1:启动一个时间循环处理器,该事件循环处理器负责job的启动的信息处理(主要负责UI更新),并没有处理Job启动事件,Job真正启动是job直接调用run进行启动执行      job。该事件循环处理器还负责job完成信息和异常信息处理。

2:ReceiverTracker创建和启动,如果是基于Receiver的计算源的话,ReceiverTracker主要负责在Executor上启动ReceiverSupvisor和Receiver。如果不是基于Receiver的       计算源的话,同样也会启动ReceiverTracker,但是此处不会在Executor上启动ReceiverSupvisor和Receiver(org.apache.spark.streaming.DStreamGraph#getReceiverInputStreams是否为空实现是否启动Recevier)

3:inputInfoTracker创建,负责Driver端输入数据源的跟踪。下图是三者之间一个关系,StreamingContext持有JobScheduler引用,JobScheduler持有InputInfoTracker引     用

Spark Streaming源码初探 (2)

每一次在ReceiverInputDStream(基于Receiver模式)的compute生成RDD时候都会向inputInfoTracker进行汇报RDD信息,如下是ReceiverInputDStream的compute方法:

  /**
* Generates RDDs with blocks received by the receiver of this stream. */
override def compute(validTime: Time): Option[RDD[T]] = {
val blockRDD = {

if (validTime < graph.startTime) {
// If this is called for any time before the start time of the context,
// then this returns an empty RDD. This may happen when recovering from a
// driver failure without any write ahead log to recover pre-failure data.
new BlockRDD[T](ssc.sc, Array.empty)
} else {
// Otherwise, ask the tracker for all the blocks that have been allocated to this stream
// for this batch
val receiverTracker = ssc.scheduler.receiverTracker
//TODO receiverTracker是driver端的receiver跟踪器
val blockInfos = receiverTracker.getBlocksOfBatch(validTime).getOrElse(id, Seq.empty)

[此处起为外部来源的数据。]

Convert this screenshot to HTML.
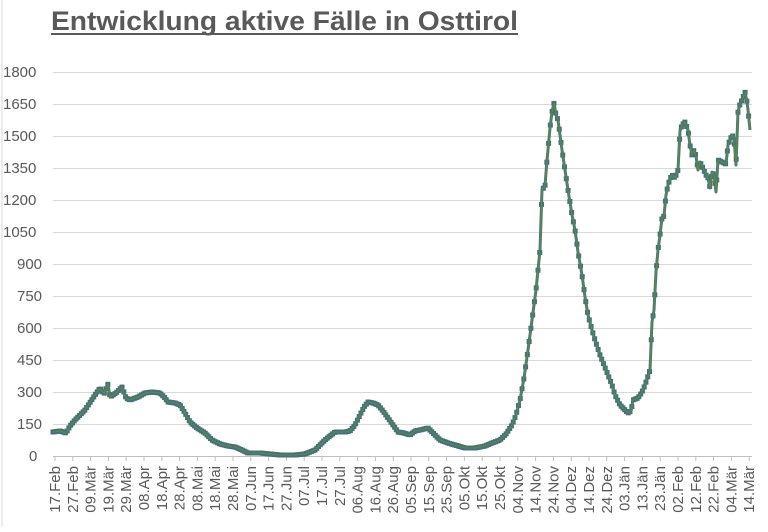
<!DOCTYPE html>
<html><head><meta charset="utf-8"><style>
body{margin:0;background:#fff;width:768px;height:527px;overflow:hidden;font-family:"Liberation Sans",sans-serif}
</style></head><body>
<svg id="s" width="768" height="527" xmlns="http://www.w3.org/2000/svg" font-family="Liberation Sans, sans-serif">
<rect x="0" y="0" width="768" height="527" fill="#fff"/>
<line x1="2" y1="0" x2="2" y2="527" stroke="#d9d9d9"/>
<text x="51" y="30" font-size="27" font-weight="bold" fill="#595959" textLength="467" lengthAdjust="spacingAndGlyphs">Entwicklung aktive Fälle in Osttirol</text>
<line x1="51" y1="34" x2="518" y2="34" stroke="#595959" stroke-width="2"/>
<g id="grid" stroke="#d9d9d9" stroke-width="1"></g>
<g id="ylab" font-size="15" fill="#595959"></g>
<g id="xlab" font-size="15" fill="#595959"></g>
<g id="ser"></g>
</svg>
<script>
var NS="http://www.w3.org/2000/svg";
function el(p,n,a,t){var e=document.createElementNS(NS,n);for(var k in a)e.setAttribute(k,a[k]);if(t)e.textContent=t;document.getElementById(p).appendChild(e);return e;}
for(var i=0;i<=12;i++){var y=456-i*32;
 el("grid","line",{x1:53,x2:752,y1:y+0.5,y2:y+0.5,stroke:i==0?"#bfbfbf":"#d9d9d9"});
 el("ylab","text",{x:i==0?29:(i*150<1000?17:3),y:y+5},String(i*150));}
var labs=["17.Feb","27.Feb","09.Mär","19.Mär","29.Mär","08.Apr","18.Apr","28.Apr","08.Mai","18.Mai","28.Mai","07.Jun","17.Jun","27.Jun","07.Jul","17.Jul","27.Jul","06.Aug","16.Aug","26.Aug","05.Sep","15.Sep","25.Sep","05.Okt","15.Okt","25.Okt","04.Nov","14.Nov","24.Nov","04.Dez","14.Dez","24.Dez","03.Jän","13.Jän","23.Jän","02.Feb","12.Feb","22.Feb","04.Mär","14.Mär"];
for(var i=0;i<labs.length;i++){var x=55+i*17.8;
 el("grid","line",{x1:x,x2:x,y1:456,y2:461,stroke:"#bfbfbf"});
 el("xlab","text",{x:0,y:0,"text-anchor":"end",transform:"translate("+(x+5)+",466) rotate(-90)"},labs[i]);}
var P=[[53,432],[60,431],[66,433],[70,426],[75,420],[85,410],[95,395],[100,388],[104,394],[108,384],[110,397],[116,393],[122,387],[126,398],[130,400],[138,397],[145,393],[152,392],[160,393],[165,398],[168,402],[175,403],[180,405],[185,413],[190,422],[197,428],[205,433],[212,440],[220,444],[228,446],[235,447],[242,450],[248,453],[260,453],[270,454],[280,455],[295,455],[305,454],[310,452],[315,450],[320,445],[325,440],[330,436],[335,432],[345,432],[350,431],[355,425],[360,415],[364,407],[368,402],[373,403],[378,405],[383,411],[388,418],[393,425],[398,432],[404,433],[410,435],[415,431],[420,430],[428,428],[434,434],[440,440],[448,443],[455,445],[465,448],[475,448],[485,446],[492,443],[500,440],[506,434],[512,425],[516,415],[520,400],[524,378],[528,350],[532,320],[536,290],[538,270],[540,250],[542,190],[545,186],[547,160],[548,150],[550,128],[552,112],[554,103],[556,115],[558,120],[560,135],[562,150],[565,170],[568,190],[572,215],[575,230],[578,252],[582,275],[585,297],[588,315],[592,330],[595,340],[600,355],[604,365],[608,375],[612,385],[615,395],[620,405],[625,410],[628,413],[631,411],[633,400],[638,398],[642,392],[645,385],[648,376],[650,370],[652,322],[654,310],[656,272],[658,250],[660,235],[662,218],[664,216],[666,195],[668,185],[670,179],[672,175],[675,178],[678,170],[680,131],[682,125],[685,122],[688,130],[690,145],[692,155],[694,150],[696,156],[698,170],[700,162],[702,166],[706,175],[708,178],[710,188],[712,172],[714,175],[716,192],[718,160],[722,162],[726,164],[728,145],[732,135],[734,138],[736,165],[738,112],[740,104],[742,100],[745,92],[747,102],[748,110],[750,130]];
var pts=P.map(function(p){return p.join(",")}).join(" ");
el("ser","polyline",{points:pts,fill:"none",stroke:"#4a7585","stroke-width":3,"stroke-linejoin":"round"});
function interp(x){for(var i=1;i<P.length;i++){if(P[i][0]>=x){var a=P[i-1],b=P[i];var t=(x-a[0])/((b[0]-a[0])||1);return a[1]+t*(b[1]-a[1]);}}return P[P.length-1][1];}
for(var x=53;x<=750;x+=1.77){var y=interp(x);el("ser","rect",{x:x-2.5,y:y-2.5,width:5,height:5,fill:"#45707f"});}
el("ser","polyline",{points:pts,fill:"none",stroke:"#5e8c3a","stroke-width":1.3,"stroke-linejoin":"round",opacity:0.9});
</script>
</body></html>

// Register the input blocks information into InputInfoTracker
val inputInfo = StreamInputInfo(id, blockInfos.flatMap(_.numRecords).sum)
ssc.scheduler.inputInfoTracker.reportInfo(validTime, inputInfo)//向inputInfoTracker进行汇报输入源信息

// Create the BlockRDD
createBlockRDD(validTime, blockInfos)
}
}
Some(blockRDD)
}

4:启动jobGenerator,J obGenerator持有JobScheduler的引用:

Spark Streaming源码初探 (2)

因此在 org.apache.spark.streaming.scheduler.JobGenerator#generateJobs产生job时候很容易通过 jobScheduler.inputInfoTracker.getInfo(time)方法直接得到输入源的信息。